Et là tu me sors que c’est vous qui êtes les victimes. Je réponds que oui, le système est aussi aliénant pour les hommes. Injonction de courage, de force, de réussite et de grosse bite. Tu vacilles. Je viens de saccager la cage minuscule dans laquelle vous essayez de me faire rentrer depuis que je suis arrivée. Tu vacilles. Tu te raccroches à un autre préjugé, nouveau procès d‘intentions. Verdict de suppositions. Me traites de révolutionnaire de salon. Vous me poussez dans mes retranchements, attendant la chute comme deux vautours affamés. Le poison dans mes veines devient venin dans ma bouche. Je crache, ça sort tout seul. « La révolutionnaire de salon elle a passé plusieurs mois à la rue quand elle avait quinze ans ». J’ai frappé fort. Trop fort. Mais je sais pas les utiliser gentiment les mots, chez moi, ils ont toujours servi à la même chose que les poings. Je demande pardon, tu tournes en dérision.

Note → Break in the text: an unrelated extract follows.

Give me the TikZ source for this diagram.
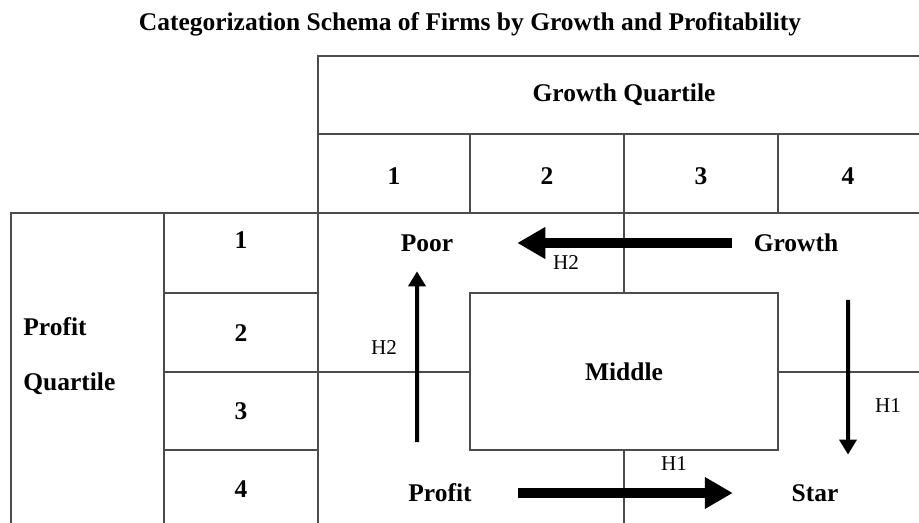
\documentclass[tikz,border=0pt]{standalone}
\usepackage{fontspec}
\setmainfont{Liberation Serif}
\usetikzlibrary{arrows.meta}

\begin{document}
\begin{tikzpicture}[
    grid/.style={draw=black!70, line width=0.8pt},
    thingrid/.style={draw=black!70, line width=0.6pt},
    lab/.style={inner sep=0pt, font=\fontsize{14.5}{17}\selectfont\bfseries},
    hyp/.style={inner sep=0pt, font=\fontsize{12}{14}\selectfont},
    bigarrow/.style={line width=0.2cm, -{Triangle[length=0.56cm, width=0.6cm]}},
    smallarrow/.style={line width=0.08cm, -{Triangle[length=0.3cm, width=0.34cm]}}
]
    \useasboundingbox (0, 0) rectangle (18.38, 10.46);

    \node[lab] (title) at (9.4, 9.98) {Categorization Schema of Firms by Growth and Profitability};

    % growth header and column numbers
    \draw[grid] (6.36, 0) -- (6.36, 9.34) -- (18.38, 9.34);
    \draw[grid] (6.36, 7.78) -- (18.38, 7.78);
    \draw[grid] (0.22, 0) -- (0.22, 6.2) -- (18.38, 6.2);
    \draw[grid] (9.4, 6.2) -- (9.4, 7.78);
    \draw[grid] (12.48, 4.6) -- (12.48, 7.78);
    \draw[grid] (15.56, 6.2) -- (15.56, 7.78);
    \draw[grid] (12.48, 0) -- (12.48, 1.46);
    \node[lab] (growthq) at (12.48, 8.56) {Growth Quartile};
    \node[lab] (g1) at (7.88, 6.94) {1};
    \node[lab] (g2) at (10.94, 6.94) {2};
    \node[lab] (g3) at (14.02, 6.94) {3};
    \node[lab] (g4) at (16.96, 6.94) {4};

    % profit rows
    \draw[grid] (3.28, 0) -- (3.28, 6.2);
    \draw[grid] (3.28, 4.6) -- (6.36, 4.6);
    \draw[grid] (3.28, 3.02) -- (6.36, 3.02);
    \draw[grid] (3.28, 1.46) -- (6.36, 1.46);
    \draw[thingrid] (6.36, 3.02) -- (9.4, 3.02);
    \draw[thingrid] (15.56, 3.02) -- (18.38, 3.02);
    \node[lab, anchor=west] (profq1) at (0.46, 3.92) {Profit};
    \node[lab, anchor=west] (profq2) at (0.46, 2.78) {Quartile};
    \node[lab] (p1) at (4.82, 5.66) {1};
    \node[lab] (p2) at (4.82, 3.8) {2};
    \node[lab] (p3) at (4.82, 2.24) {3};
    \node[lab] (p4) at (4.82, 0.68) {4};

    % firm groups
    \node[thingrid, fill=white, minimum width=6.16cm, minimum height=3.14cm, lab] (middle) at (12.48, 3.03) {Middle};
    \node[lab] (poor) at (8.54, 5.6) {Poor};
    \node[lab] (growth) at (15.92, 5.6) {Growth};
    \node[lab] (profit) at (8.8, 0.6) {Profit};
    \node[lab] (star) at (16.3, 0.6) {Star};

    \draw[bigarrow] ([xshift=-0.43cm]growth.west) -- ([xshift=1.275cm]poor.east);
    \draw[bigarrow] ([xshift=0.92cm]profit.east) -- ([xshift=-1.17cm]star.west);
    \draw[smallarrow] ([xshift=-0.46cm, yshift=0.83cm]profit.north) -- ([xshift=-0.2cm, yshift=-0.39cm]poor.south);
    \draw[smallarrow] ([xshift=1.04cm, yshift=-0.95cm]growth.south) -- ([xshift=0.66cm, yshift=0.59cm]star.north);

    \node[hyp] (h2a) at (7.68, 3.5) {H2};
    \node[hyp] (h2b) at (11.32, 5.2) {H2};
    \node[hyp] (h1a) at (17.76, 2.34) {H1};
    \node[hyp] (h1b) at (13.48, 1.18) {H1};
\end{tikzpicture}
\end{document}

De la mauvaise graine qui pousse trop vite, sans tuteur et sans racines, ça devient de la mauvaise herbe. C’est moche la mauvaise herbe, mais on s’en débarrasse pas comme ça. Ca finit toujours par repousser. Salope.

Violence symbolique, violence physique. Violence phallique. Mais non, c’est moi qui suis hystérique. Le sexisme n’existe plus, je suis soumise parce que c’est dans mes gènes. On va quand même pas les forcer à refréner leur propension congénitale à la superficialité, à la docilité et à la servitude, tous ces rebuts du patriarcat ! Mais ce soir, vous venez d’incarner exactement ce que vous prétendez ne plus exister, de donner vie à votre propre déni. M’obliger à me justifier du prisme au travers duquel vous me percevez. Mais pas moyen de me la faire endosser cette féminité. Cette fois, c’est moi qui vous ai baisés.

Mauvaise graine, gangrène, tu gênes. C’est bon signe, ça veut dire que je vis. Je ne veux pas être soignée, je vis.